November 9, 2011
Wednesday, am I right?
OK, can I just take one second to talk about the show Parenthood? If you don’t watch it, you don’t have to pay attention. Or better yet, go watch it. No, wait. First go watch Friday Night Lights. Then watch Parenthood. OK, clearly you have a lot to do, so get to it while we chat about last night’s episode.
They played a Head and the Heart song last night, so automatic win. And then I cried when Adam was so sweet to Kristina and told her how beautiful she is (they also played a Civil Wars song during that scene). Then I cried when Seth left all those birthday cards for Amber. Oh my. And I kind of wanted him to stick around. I know he’s been a loser, but Sarah still loves him and they should be a family. OK, one last thing. I know Jasmine is awful sometimes, but Crosby has been awful too, and I just want them to get back together. They clearly have feelings for each other, and they should be a family. (I like family.) Oops, I lied — this is my last thing: I love Zeke.
OK, back to real life.
I also made some crockpot magic and cooked these homemade refried beans overnight. It’s just how I roll, you guys. (My rolling usually lasts about two weeks.)

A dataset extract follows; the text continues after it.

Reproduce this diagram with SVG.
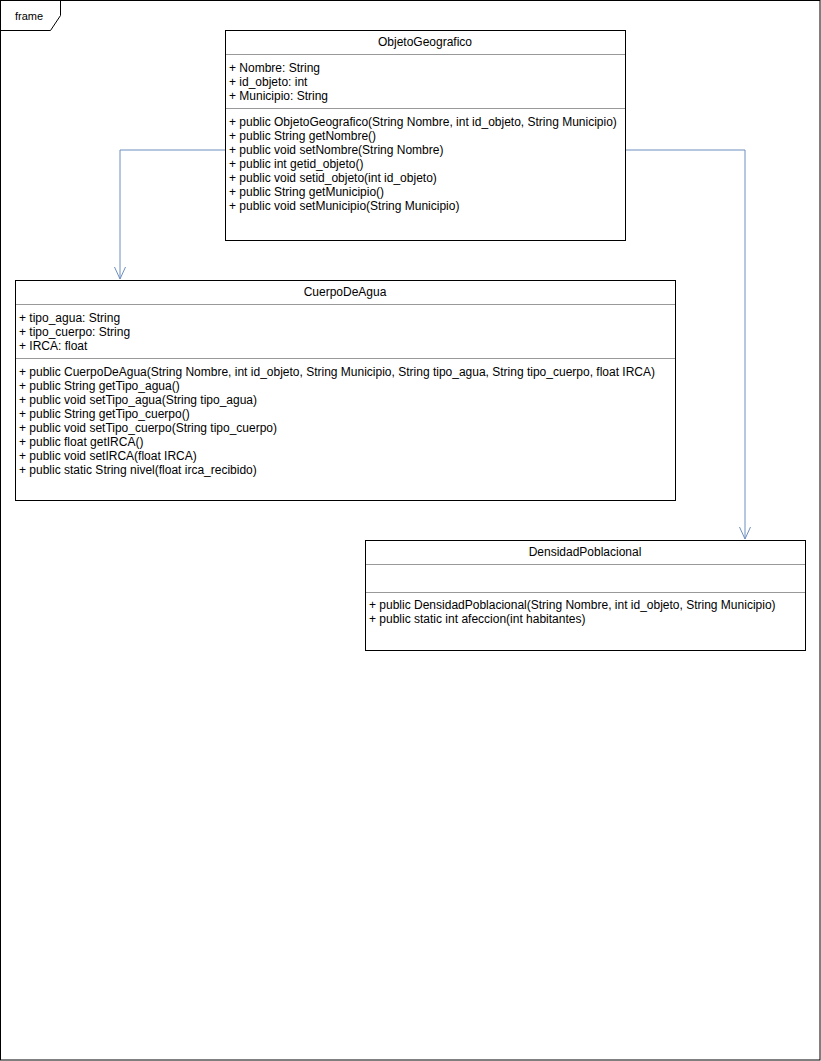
<svg xmlns="http://www.w3.org/2000/svg" width="821" height="1061" viewBox="0 0 821 1061">
<style>
text{font-family:"Liberation Sans",Arial,sans-serif;font-size:12px;fill:#000}
.t{text-anchor:middle}
.box{fill:#fff;stroke:#000;stroke-width:1}
.sep{stroke:#999;stroke-width:1}
.edge{fill:none;stroke:#6c8ebf;stroke-width:1}
</style>
<defs>
<marker id="open" viewBox="0 0 14 12" refX="13" refY="6" markerWidth="14" markerHeight="12" markerUnits="userSpaceOnUse" orient="auto">
<path d="M1,0.5 L13,6 L1,11.5" fill="none" stroke="#6c8ebf" stroke-width="1"/>
</marker>
</defs>
<rect x="0" y="0" width="821" height="1061" fill="#fff"/>
<g id="frame">
<rect x="0.5" y="0.5" width="819.5" height="1059.5" fill="none" stroke="#000"/>
<path d="M0.5,30.5 L50.5,30.5 L60.5,15.5 L60.5,0.5" fill="none" stroke="#000"/>
<text x="15" y="20" style="font-size:11px">frame</text>
</g>
<g id="connectors">
<path class="edge" d="M225,150 L120,150 L120,279" marker-end="url(#open)"/>
<path class="edge" d="M625,150 L745,150 L745,539" marker-end="url(#open)"/>
</g>
<g id="ObjetoGeografico">
<rect class="box" x="225.5" y="30.5" width="400" height="210"/>
<line class="sep" x1="226" y1="54.5" x2="625" y2="54.5"/>
<line class="sep" x1="226" y1="108.5" x2="625" y2="108.5"/>
<text class="t" x="425" y="46">ObjetoGeografico</text>
<text x="229" y="72">+ Nombre: String</text>
<text x="229" y="86">+ id_objeto: int</text>
<text x="229" y="100">+ Municipio: String</text>
<text x="229" y="126">+ public ObjetoGeografico(String Nombre, int id_objeto, String Municipio)</text>
<text x="229" y="140">+ public String getNombre()</text>
<text x="229" y="154">+ public void setNombre(String Nombre)</text>
<text x="229" y="168">+ public int getid_objeto()</text>
<text x="229" y="182">+ public void setid_objeto(int id_objeto)</text>
<text x="229" y="196">+ public String getMunicipio()</text>
<text x="229" y="210">+ public void setMunicipio(String Municipio)</text>
</g>
<g id="CuerpoDeAgua">
<rect class="box" x="15.5" y="280.5" width="660" height="220"/>
<line class="sep" x1="16" y1="304.5" x2="675" y2="304.5"/>
<line class="sep" x1="16" y1="358.5" x2="675" y2="358.5"/>
<text class="t" x="345" y="296">CuerpoDeAgua</text>
<text x="19" y="322">+ tipo_agua: String</text>
<text x="19" y="336">+ tipo_cuerpo: String</text>
<text x="19" y="350">+ IRCA: float</text>
<text x="19" y="376">+ public CuerpoDeAgua(String Nombre, int id_objeto, String Municipio, String tipo_agua, String tipo_cuerpo, float IRCA)</text>
<text x="19" y="390">+ public String getTipo_agua()</text>
<text x="19" y="404">+ public void setTipo_agua(String tipo_agua)</text>
<text x="19" y="418">+ public String getTipo_cuerpo()</text>
<text x="19" y="432">+ public void setTipo_cuerpo(String tipo_cuerpo)</text>
<text x="19" y="446">+ public float getIRCA()</text>
<text x="19" y="460">+ public void setIRCA(float IRCA)</text>
<text x="19" y="474">+ public static String nivel(float irca_recibido)</text>
</g>
<g id="DensidadPoblacional">
<rect class="box" x="365.5" y="540.5" width="440" height="110"/>
<line class="sep" x1="366" y1="564.5" x2="805" y2="564.5"/>
<line class="sep" x1="366" y1="592.5" x2="805" y2="592.5"/>
<text class="t" x="585" y="556">DensidadPoblacional</text>
<text x="369" y="609">+ public DensidadPoblacional(String Nombre, int id_objeto, String Municipio)</text>
<text x="369" y="623">+ public static int afeccion(int habitantes)</text>
</g>
</svg>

We’re translating parts of Amos in my Hebrew class. The prophets are so fascinating (I’m not kidding), and I’ll have to do an entire post on them soon. Amos starts out with all these judgments against different nations that surround Israel. God is going to punish them because they’ve broken treaties and shown cruelty, and widened their borders with violence. Pretty much stuff our country and lots of other nations continue to do all the time.
Amos then goes on to include God’s people in these judgments. By this time, the kingdom had split in two — Israel was in the north, and Judah was in the south. In chapter two, Amos begins to call out Judah. He starts listing their sins, just like he had done for all the other countries. But their list looked a bit different. Judah didn’t exile nations or pursue their brothers with the sword or slaughter kings.
Judah’s punishment comes because they rejected God’s laws, didn’t keep his statutes, and chose to believe lies instead of truth.
Their crimes were not against people; they were against God himself.
Judah was judged for rejecting God’s law. And part of what the people continued to be criticized for in the prophets is ignoring the poor and needy among them. God provided for the poor in his law, but Israel often avoided those commands, thinking they weren’t all that important.
I realized recently that I’m just as guilty as Judah. I ignore God’s commands, I do my own thing, and I decide which parts of his word should be most important. I realized this because I’ve been feeling a bit sorry for myself lately. School is hard, my work future is uncertain, and I feel discontent in lots of areas. Woes and self-pity abound.
Then I saw this picture.
Shut up, Denise. That’s what this picture said to me. Shut. Up.
God doesn’t want me focused on myself. That stupid jerk Satan does. The Lord wants me to remember his law, to keep his statutes. To love him with everything that I am, and to love my neighbor as myself. He wants me to be more concerned with finding shoes for this man than whining about nothing. He wants me to share the gospel (and resources) for the glory of his name.
OK, that’s all. May the grace and peace of Jesus be with you today (and forever!).